For some Databases like MongoDb, there are rich ORM libraries like mongoose that support schema validation out of the box.

Structuring the document

The key decision in designing the data models for document DB depends upon the relationship between data, whether data should be embedded with in a document or create separate collection.

One to one relationship (1:1)

  • When the relationship between two entities is one to one, then we can do for embedded document (keeping the child document inside the parent document) or Linking document to main document via unique identifier.

Embedded pattern

Let's consider an example between employee and address.
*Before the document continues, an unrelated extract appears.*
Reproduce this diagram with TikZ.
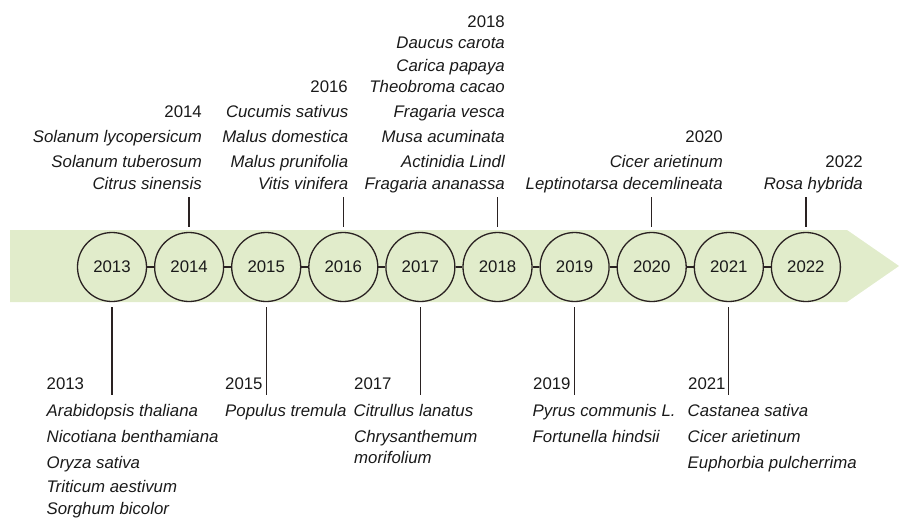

The address belongs to employee and is frequently retrieved along with the employee information.

{
"id":"1",
"name":"John Doe",
"address": {
"street":"123 Fake Street",
"city":"Faketon",
"state":"MA",
"zip":"12345"
}
}
  • In case the embedded document has a large contents, good practice is to only retrieve the subset of a document,only the required fields, commonly called as subset pattern.

Linking

The second approach is to link two documents using a foreign key.

User document

{
id: "1",
name: "John Doe",
contact : 123446
}

Address document

{
id: "1",
userId : "1",
street: "123 Fake Street",
city: "Faketon",
state: "MA",
zip: "12345"
}

This is similar to how traditional relational databases would store the data. It is important to note that most of the document db no sql does not enforce any foreign key constraints so the relation only exists as part of the application level schema.

note

In the one to one relationship, Embedding is the preferred way to model the relationship as it’s more efficient to retrieve the document.